- _Exercise directions_
The line containing "(7,8) -- (1287,8);" marks the end: extract everything from the first line of the data through that line, exactly, with no pictures.

- _Data excerpt_
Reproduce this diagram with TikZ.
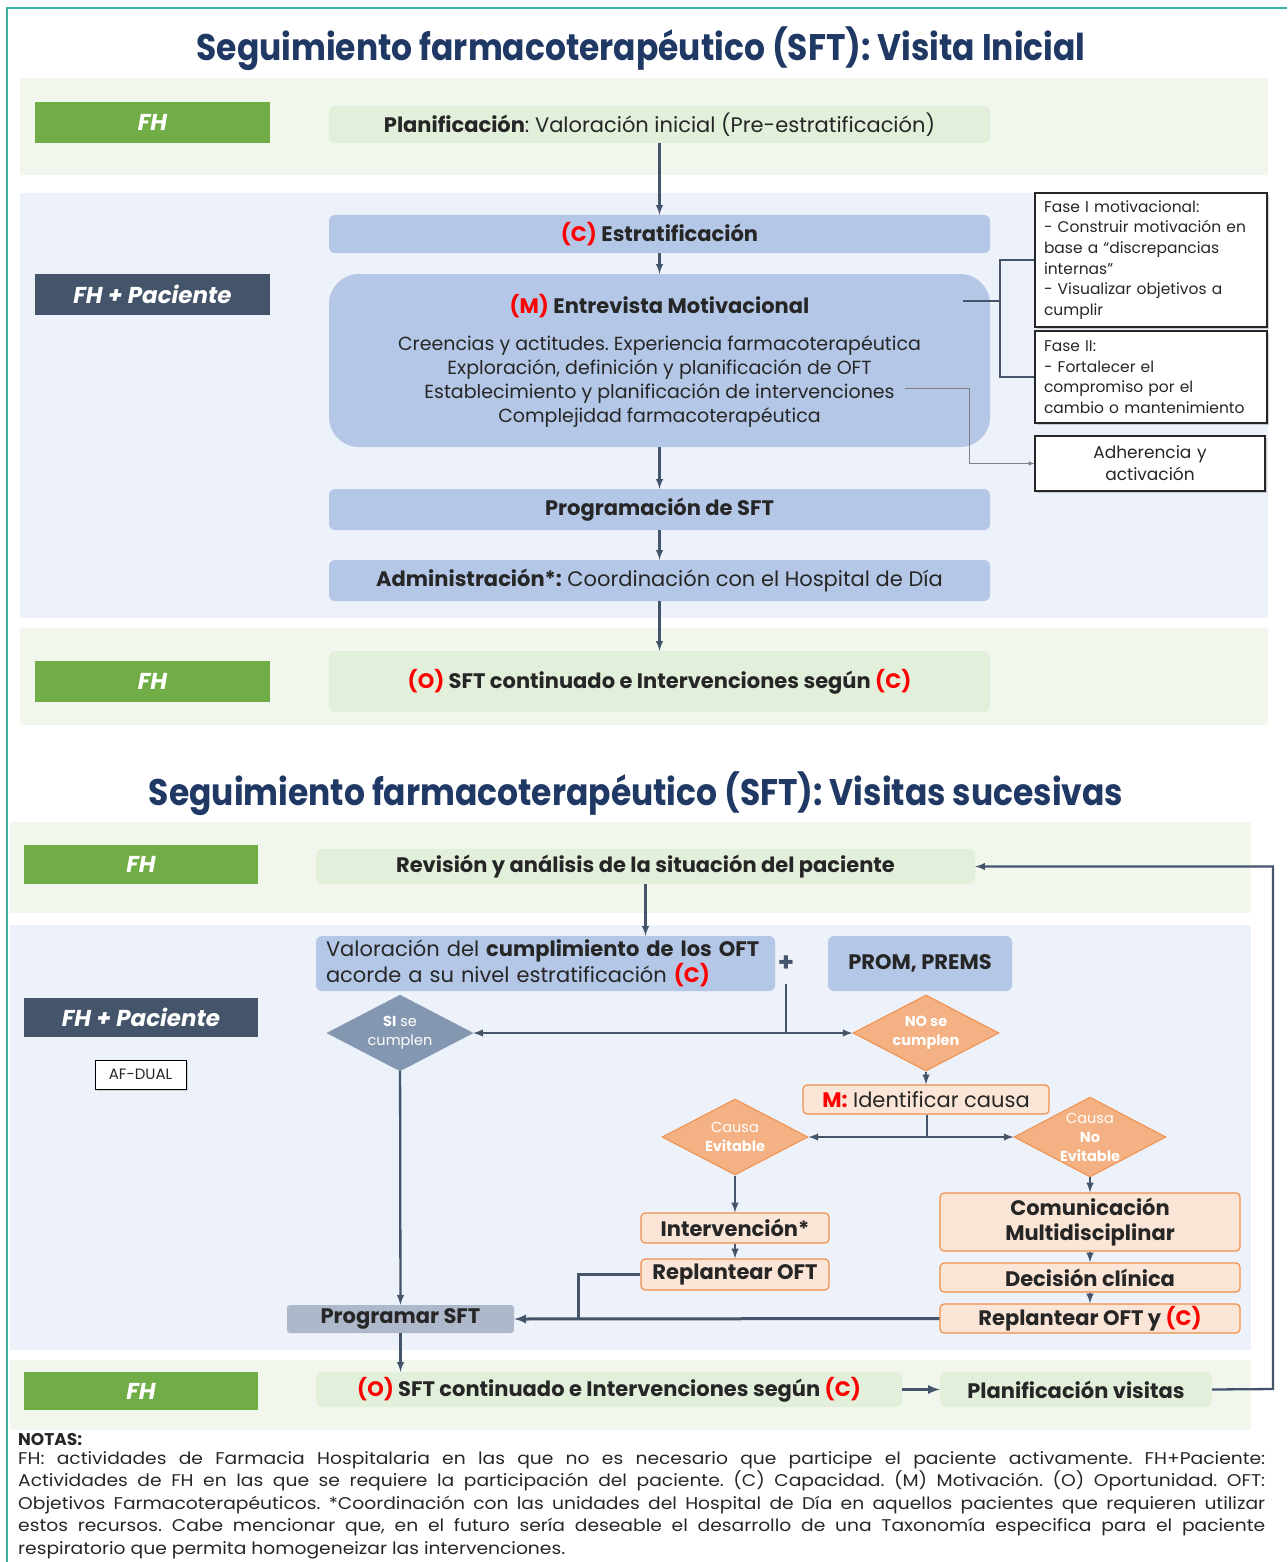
\documentclass[tikz,border=0pt]{standalone}
\usepackage{fontspec}
\setmainfont{Poppins}
\newfontfamily\titlefont{Poppins}[FakeStretch=0.89]
\newfontfamily\notefont{Poppins}[FakeStretch=1.1]
\usetikzlibrary{shapes.geometric,positioning,shadows}
\frenchspacing

\definecolor{frameteal}{HTML}{3AB09E}
\definecolor{lanegreen}{HTML}{F2F7EE}
\definecolor{laneblue}{HTML}{EDF1F9}
\definecolor{fhgreen}{HTML}{70AD47}
\definecolor{fhdark}{HTML}{44546A}
\definecolor{boxgreen}{HTML}{E2EFDA}
\definecolor{boxblue}{HTML}{B4C7E7}
\definecolor{boxgrey}{HTML}{ADB9CA}
\definecolor{sigrey}{HTML}{8497B0}
\definecolor{orangefill}{HTML}{FBE5D6}
\definecolor{orangedia}{HTML}{F4B183}
\definecolor{orangeline}{HTML}{F0904A}
\definecolor{titleblue}{HTML}{1F3864}
\definecolor{textdark}{HTML}{262626}
\definecolor{linkcol}{HTML}{44546A}

\tikzstyle{fhtag} = [fill=fhgreen, text=white, inner sep=0pt,
    minimum width=235pt, minimum height=41pt,
    font=\fontsize{23}{25}\selectfont\bfseries\itshape]
\tikzstyle{duotag} = [fhtag, fill=fhdark]
\tikzstyle{greenbox} = [fill=boxgreen, rounded corners=6pt, inner sep=0pt,
    font=\fontsize{21}{25}\selectfont]
\tikzstyle{bluebox} = [fill=boxblue, rounded corners=6pt, inner sep=0pt,
    font=\fontsize{21}{25}\selectfont]
\tikzstyle{notebox} = [draw=black!85, fill=white, line width=1.2pt, inner sep=0pt,
    drop shadow={opacity=0.35, shadow xshift=2pt, shadow yshift=-2pt},
    font=\fontsize{15.5}{20.6}\selectfont]
\tikzstyle{orangebox} = [draw=orangeline, fill=orangefill, line width=1.2pt,
    rounded corners=4pt, inner sep=0pt, font=\fontsize{21}{25}\selectfont]
\tikzstyle{decision} = [diamond, aspect=1.9, inner sep=0pt, text=white,
    minimum width=146pt, minimum height=76pt, align=center,
    font=\fontsize{14.5}{19}\selectfont]
\tikzstyle{link} = [draw=linkcol, line width=2.3pt, ->]

\newcommand{\redtxt}[1]{\textcolor{red}{#1}}

\begin{document}
\begin{tikzpicture}[x=1pt, y=-1pt, >=latex, text=textdark]
    \useasboundingbox (0,0) rectangle (1287,1562);
    % frame
    \draw [frameteal, line width=2.5pt] (7,1562) -- (7,8) -- (1287,8);

    % --- Visita inicial ---
    \node [text=titleblue, font=\titlefont\fontsize{37}{40}\selectfont\bfseries] (title1) at (641,49)
        {Seguimiento farmacoterapéutico (SFT): Visita Inicial};
    \fill [lanegreen] (20,78) rectangle (1268,175);
    \fill [laneblue] (20,193) rectangle (1268,618);
    \fill [lanegreen] (20,628) rectangle (1268,725);

    \node [fhtag] (fh1) at (152.5,122.5) {FH};
    \node [duotag] (fhp1) at (152.5,294.5) {FH + Paciente};
    \node [fhtag] (fh2) at (152.5,681.5) {FH};

    \node [greenbox, minimum width=661pt, minimum height=37pt] (plan) at (659.5,124.5)
        {\textbf{Planificación}: Valoración inicial (Pre-estratificación)};
    \node [bluebox, minimum width=661pt, minimum height=38pt] (estrat) at (659.5,234)
        {\textbf{\redtxt{(C)} Estratificación}};
    \node [bluebox, rounded corners=30pt, minimum width=661pt, minimum height=173pt,
        align=center, font=\fontsize{19}{24}\selectfont] (entrev) at (659.5,360.5)
        {{\fontsize{21}{24}\selectfont\bfseries \redtxt{(M)} Entrevista Motivacional}\\[13pt]
         Creencias y actitudes. Experiencia farmacoterapéutica\\
         Exploración, definición y planificación de OFT\\
         Establecimiento y planificación de intervenciones\\
         Complejidad farmacoterapéutica};
    \node [bluebox, minimum width=661pt, minimum height=41pt] (progr) at (659.5,509.5)
        {\textbf{Programación de SFT}};
    \node [bluebox, minimum width=661pt, minimum height=41pt] (admin) at (659.5,580.5)
        {\textbf{Administración*:} Coordinación con el Hospital de Día};
    \node [greenbox, minimum width=661pt, minimum height=61pt] (sftc1) at (659.5,681.5)
        {\textbf{\redtxt{(O)} SFT continuado e Intervenciones según \redtxt{(C)}}};

    \node [notebox, minimum width=232pt, minimum height=134pt, text width=214pt,
        align=left] (fase1) at (1151,260)
        {Fase I motivacional:\\- Construir motivación en\\base a “discrepancias\\internas”\\- Visualizar objetivos a\\cumplir};
    \node [notebox, minimum width=232pt, minimum height=92pt, text width=214pt,
        align=left] (fase2) at (1151,377)
        {Fase II:\\- Fortalecer el\\compromiso por el\\cambio o mantenimiento};
    \node [notebox, minimum width=230pt, minimum height=55pt, text width=210pt,
        align=center, font=\fontsize{17}{22}\selectfont] (adher) at (1150,463.5)
        {Adherencia y\\activación};

    \draw [link] (plan) -- (estrat);
    \draw [link] (estrat) -- (entrev);
    \draw [link] (entrev) -- (progr);
    \draw [link] (progr) -- (admin);
    \draw [link] (admin) -- (sftc1);
    \coordinate (brk) at (1000,301);
    \draw [linkcol, line width=1.6pt] (963,301) -- (brk);
    \draw [linkcol, line width=1.6pt] (fase1.west) -| (brk) |- (fase2.west);
    \coordinate (adj) at (969,388);
    \draw [gray, line width=1pt, -latex] (905,388) -- (adj) |- (adher.west);

    % --- Visitas sucesivas ---
    \node [text=titleblue, font=\titlefont\fontsize{37}{40}\selectfont\bfseries] (title2) at (636,794)
        {Seguimiento farmacoterapéutico (SFT): Visitas sucesivas};
    \fill [lanegreen] (10,822) rectangle (1251,913);
    \fill [laneblue] (10,925) rectangle (1251,1350);
    \fill [lanegreen] (10,1360) rectangle (1251,1430);

    \node [fhtag, minimum width=234pt, minimum height=39pt] (fh3) at (141,864.5) {FH};
    \node [duotag, minimum width=234pt, minimum height=39pt] (fhp2) at (141,1017.5) {FH + Paciente};
    \node [draw=black, fill=white, line width=1pt, minimum width=91pt, minimum height=29pt,
        inner sep=0pt, font=\fontsize{15}{17}\selectfont,
        drop shadow={opacity=0.3, shadow xshift=1.5pt, shadow yshift=-1.5pt}] (afdual) at (140.5,1074.5) {AF-DUAL};
    \node [fhtag, minimum width=234pt, minimum height=38pt] (fh4) at (141,1391) {FH};

    \node [greenbox, minimum width=659pt, minimum height=35pt] (revis) at (645.5,866.5)
        {\textbf{Revisión y análisis de la situación del paciente}};
    \node [bluebox, minimum width=459pt, minimum height=55pt, text width=439pt,
        align=left, font=\fontsize{21}{26}\selectfont] (valor) at (545.5,963.5)
        {Valoración del \textbf{cumplimiento de los OFT}\\acorde a su nivel estratificación \textbf{\redtxt{(C)}}};
    \node [text=linkcol, font=\fontsize{26}{26}\selectfont\bfseries, inner sep=0pt] (plus) at (786,964) {+};
    \node [bluebox, minimum width=184pt, minimum height=55pt] (prom) at (920,963.5)
        {\textbf{PROM, PREMS}};

    \node [decision, fill=sigrey, draw=sigrey] (si) at (400,1033) {\textbf{SI} se\\cumplen};
    \node [decision, fill=orangedia, draw=orangeline, line width=1pt] (no) at (926,1033)
        {\textbf{NO se}\\\textbf{cumplen}};
    \node [orangebox, minimum width=246pt, minimum height=29pt] (ident) at (926,1099.5)
        {\textbf{\redtxt{M:}} Identificar causa};
    \node [decision, fill=orangedia, draw=orangeline, line width=1pt] (cevit) at (735,1137)
        {Causa\\\textbf{Evitable}};
    \node [decision, fill=orangedia, draw=orangeline, line width=1pt] (cnoevit) at (1090,1137)
        {Causa\\\textbf{No}\\\textbf{Evitable}};
    \node [orangebox, minimum width=188pt, minimum height=30pt] (interv) at (735,1228)
        {\textbf{Intervención*}};
    \node [orangebox, minimum width=188pt, minimum height=31pt] (replA) at (735,1274.5)
        {\textbf{Replantear OFT}};
    \node [orangebox, minimum width=300pt, minimum height=58pt, align=center] (comun) at (1090,1222)
        {\textbf{Comunicación}\\\textbf{Multidisciplinar}};
    \node [orangebox, minimum width=300pt, minimum height=29pt] (decis) at (1090,1277.5)
        {\textbf{Decisión clínica}};
    \node [orangebox, minimum width=300pt, minimum height=29pt] (replB) at (1090,1318.5)
        {\textbf{Replantear OFT y \redtxt{(C)}}};
    \node [fill=boxgrey, rounded corners=3pt, minimum width=227pt, minimum height=28pt,
        inner sep=0pt, font=\fontsize{21}{25}\selectfont] (progsft) at (400.5,1319)
        {\textbf{Programar SFT}};
    \node [greenbox, minimum width=586pt, minimum height=35pt] (sftc2) at (609,1389.5)
        {\textbf{\redtxt{(O)} SFT continuado e Intervenciones según \redtxt{(C)}}};
    \node [greenbox, minimum width=272pt, minimum height=35pt] (planv) at (1076,1389.5)
        {\textbf{Planificación visitas}};

    % connectors
    \draw [link] (revis) -- (revis |- valor.north);
    \coordinate (jn) at (786,1033);
    \draw [linkcol, line width=2.3pt] (plus.south) ++(0,12) -- (jn);
    \draw [link] (jn) -- (si.east);
    \draw [link] (jn) -- (no.west);
    \draw [link] (no) -- (ident);
    \coordinate (jc) at (927,1137);
    \draw [linkcol, line width=2.3pt] (ident.south -| jc) -- (jc);
    \draw [link] (jc) -- (cevit.east);
    \draw [link] (jc) -- (cnoevit.west);
    \draw [link] (cevit) -- (interv);
    \draw [link] (interv) -- (replA);
    \draw [link] (cnoevit) -- (comun);
    \draw [link] (comun) -- (decis);
    \draw [link] (decis) -- (replB);
    \draw [link] (si) -- (progsft);
    \coordinate (jr) at (578,1319);
    \draw [linkcol, line width=3pt] (replA.west) -| (jr);
    \draw [link, line width=3pt] (replB.west) -- (progsft.east);
    \draw [link] (progsft) -- (progsft |- sftc2.north);
    \draw [link, line width=3pt] (sftc2) -- (planv);
    \coordinate (loop) at (1273,1389);
    \draw [link] (planv.east) -- (loop) |- (revis.east);

    % notes
    \node [anchor=base west, inner sep=0pt, font=\fontsize{17}{20}\selectfont\bfseries] (notas) at (18,1445) {NOTAS:};
    \node [anchor=north west, inner sep=0pt, text width=1247pt, align=justify,
        font=\notefont\fontsize{17}{22.6}\selectfont] (notes) at (18,1451)
        {FH: actividades de Farmacia Hospitalaria en las que no es necesario que participe el paciente activamente. FH+Paciente:\linebreak
         Actividades de FH en las que se requiere la participación del paciente. (C) Capacidad. (M) Motivación. (O) Oportunidad. OFT:\linebreak
         Objetivos Farmacoterapéuticos. *Coordinación con las unidades del Hospital de Día en aquellos pacientes que requieren utilizar\linebreak
         estos recursos. Cabe mencionar que, en el futuro sería deseable el desarrollo de una Taxonomía especifica para el paciente\linebreak
         respiratorio que permita homogeneizar las intervenciones.};
\end{tikzpicture}
\end{document}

- _Reply to the task_
Reproduce this diagram with TikZ.
\documentclass[tikz,border=0pt]{standalone}
\usepackage{fontspec}
\setmainfont{Poppins}
\newfontfamily\titlefont{Poppins}[FakeStretch=0.89]
\newfontfamily\notefont{Poppins}[FakeStretch=1.1]
\usetikzlibrary{shapes.geometric,positioning,shadows}
\frenchspacing

\definecolor{frameteal}{HTML}{3AB09E}
\definecolor{lanegreen}{HTML}{F2F7EE}
\definecolor{laneblue}{HTML}{EDF1F9}
\definecolor{fhgreen}{HTML}{70AD47}
\definecolor{fhdark}{HTML}{44546A}
\definecolor{boxgreen}{HTML}{E2EFDA}
\definecolor{boxblue}{HTML}{B4C7E7}
\definecolor{boxgrey}{HTML}{ADB9CA}
\definecolor{sigrey}{HTML}{8497B0}
\definecolor{orangefill}{HTML}{FBE5D6}
\definecolor{orangedia}{HTML}{F4B183}
\definecolor{orangeline}{HTML}{F0904A}
\definecolor{titleblue}{HTML}{1F3864}
\definecolor{textdark}{HTML}{262626}
\definecolor{linkcol}{HTML}{44546A}

\tikzstyle{fhtag} = [fill=fhgreen, text=white, inner sep=0pt,
    minimum width=235pt, minimum height=41pt,
    font=\fontsize{23}{25}\selectfont\bfseries\itshape]
\tikzstyle{duotag} = [fhtag, fill=fhdark]
\tikzstyle{greenbox} = [fill=boxgreen, rounded corners=6pt, inner sep=0pt,
    font=\fontsize{21}{25}\selectfont]
\tikzstyle{bluebox} = [fill=boxblue, rounded corners=6pt, inner sep=0pt,
    font=\fontsize{21}{25}\selectfont]
\tikzstyle{notebox} = [draw=black!85, fill=white, line width=1.2pt, inner sep=0pt,
    drop shadow={opacity=0.35, shadow xshift=2pt, shadow yshift=-2pt},
    font=\fontsize{15.5}{20.6}\selectfont]
\tikzstyle{orangebox} = [draw=orangeline, fill=orangefill, line width=1.2pt,
    rounded corners=4pt, inner sep=0pt, font=\fontsize{21}{25}\selectfont]
\tikzstyle{decision} = [diamond, aspect=1.9, inner sep=0pt, text=white,
    minimum width=146pt, minimum height=76pt, align=center,
    font=\fontsize{14.5}{19}\selectfont]
\tikzstyle{link} = [draw=linkcol, line width=2.3pt, ->]

\newcommand{\redtxt}[1]{\textcolor{red}{#1}}

\begin{document}
\begin{tikzpicture}[x=1pt, y=-1pt, >=latex, text=textdark]
    \useasboundingbox (0,0) rectangle (1287,1562);
    % frame
    \draw [frameteal, line width=2.5pt] (7,1562) -- (7,8) -- (1287,8);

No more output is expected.